Unsteady Aerodynamic Response of a Rapidly Started Flexible Wing

Effects of camber and camber-change due to elastic deflection for aspect ratio 4.25 wings were examined for the classical unsteady problem of rectilinear translational acceleration. Direct force measurements and flow visualization by laser illumination of fluorescent dye allowed for the tracking of force history vs. evolution of the flowfield of rigid flat, rigid cambered, and flexible membranous wings. At low incidence (10 degrees and below), Wagner's approximation provides an accurate prediction of the time-evolution of lift for the rigid wings, beyond which flow separation leads to peaks in the force history and the camber-effect is no longer additive to the incidence effect.

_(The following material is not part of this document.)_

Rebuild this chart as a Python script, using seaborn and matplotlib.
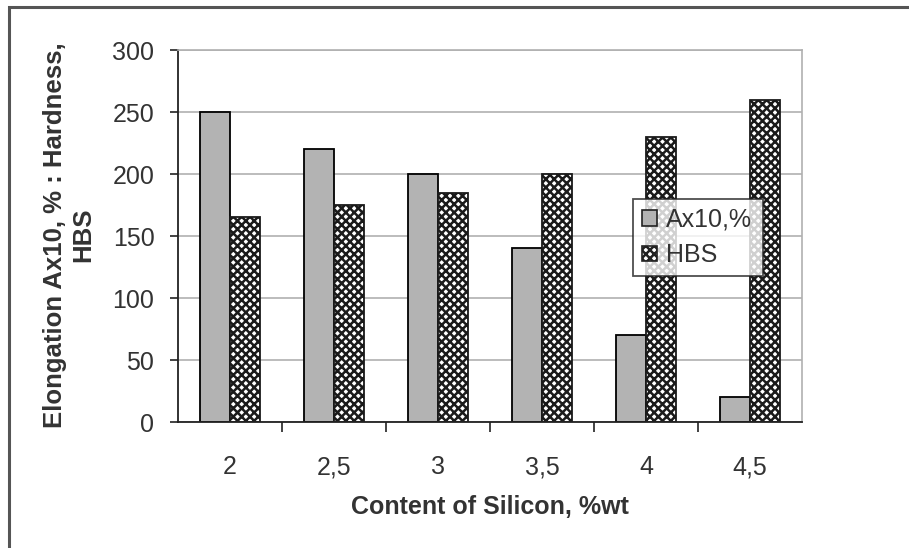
import matplotlib
matplotlib.use("Agg")
import matplotlib.pyplot as plt
import seaborn as sns
import pandas as pd
import numpy as np
from matplotlib.patches import Rectangle, Patch
from matplotlib.ticker import FixedLocator

categories = ["2", "2,5", "3", "3,5", "4", "4,5"]
elongation = [250, 220, 200, 140, 70, 20]
hardness = [165, 175, 185, 200, 230, 260]
series_names = ["Ax10,%", "HBS"]
y_ticks = [0, 50, 100, 150, 200, 250, 300]

df = pd.DataFrame({
    "Si": categories * 2,
    "value": elongation + hardness,
    "series": [series_names[0]] * len(categories) + [series_names[1]] * len(categories),
})

sns.set_style("white")
plt.rcParams["font.family"] = ["Liberation Sans", "DejaVu Sans"]
plt.rcParams["hatch.linewidth"] = 1.8
plt.rcParams["hatch.color"] = "#2a2a2a"

fig = plt.figure(figsize=(9.09, 5.48), dpi=100)
ax = fig.add_axes([178 / 909, 1 - 422 / 548, 624 / 909, 372 / 548])

sns.barplot(data=df, x="Si", y="value", hue="series", order=categories,
            hue_order=series_names, palette=["#b3b3b3", "#ffffff"],
            width=0.58, saturation=1, edgecolor="black", linewidth=1.3,
            ax=ax, legend=False)

n = len(categories)
for i, p in enumerate(ax.patches[:2 * n]):
    if i >= n:
        p.set_hatch("xxxx")
        p.set_edgecolor("#1a1a1a")

ax.set_ylim(0, 300)
ax.set_xlim(-0.5, n - 0.5)
ax.set_yticks(y_ticks)
ax.yaxis.grid(True, color="#b0b0b0", linewidth=1.2)
ax.set_axisbelow(True)

for s in ["top", "right"]:
    ax.spines[s].set_color("#b0b0b0")
    ax.spines[s].set_linewidth(1.2)
for s in ["left", "bottom"]:
    ax.spines[s].set_color("#222222")
    ax.spines[s].set_linewidth(1.3)

ax.tick_params(axis="y", which="major", direction="out", length=6, width=1.2,
               color="#222222", labelsize=18, labelcolor="#333333", pad=11, left=True)
ax.tick_params(axis="x", which="major", length=0, labelsize=18, labelcolor="#333333", pad=24)
ax.xaxis.set_minor_locator(FixedLocator(np.arange(0.5, n - 0.5, 1.0)))
ax.tick_params(axis="x", which="minor", direction="out", length=7, width=1.2,
               color="#222222", bottom=True)

ax.set_xlabel("")
ax.set_ylabel("")
fig.text(490 / 909, 1 - 507 / 548, "Content of Silicon, %wt", ha="center", va="center",
         fontsize=18, fontweight="bold", color="#333333")
fig.text(69 / 909, 1 - 235 / 548, "Elongation Ax10, % : Hardness,\nHBS",
         rotation=90, ha="center", va="center", multialignment="center",
         fontsize=18.5, fontweight="bold", color="#333333", linespacing=1.25)

handles = [Patch(facecolor="#b3b3b3", edgecolor="#222222", linewidth=1.2),
           Patch(facecolor="#ffffff", edgecolor="#222222", linewidth=1.2, hatch="xxxx")]
leg = ax.legend(handles, series_names, loc="lower left",
                bbox_to_anchor=((633 - 178) / 624, (422 - 276) / 372,
                                (763 - 633) / 624, (276 - 192) / 372),
                mode="expand", borderaxespad=0, frameon=True, fancybox=False,
                fontsize=18, handlelength=0.6, handleheight=0.6,
                handletextpad=0.35, labelspacing=0.45, borderpad=0.35)
leg.get_frame().set_edgecolor("#222222")
leg.get_frame().set_linewidth(1.3)
for t in leg.get_texts():
    t.set_color("#333333")

fig.patches.append(Rectangle((9 / 909, -0.05), 1.2, 1.05 - 7 / 548,
                             transform=fig.transFigure, fill=False,
                             edgecolor="#555555", linewidth=2.2))

fig.savefig("out.png", dpi=100, facecolor="white")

Both the rigid uncambered and cambered wings reach peak lift at 35 degrees, whereas the flexible wing experiences a form of stall-delay and reaches peak lift at 50 degrees. Due to the aeroelasticity of the flexible membrane, flow over the suction surface remains attached for much higher incidence angles than for the rigid wings. For incidence angles less than 30 degrees, the flexible wing's peak lift is lower than that of its rigid counterparts. However, beyond 30 degrees, the flexible wing experiences an aeroelastically-induced stall delay that allows lift to exceed the rigid analogs.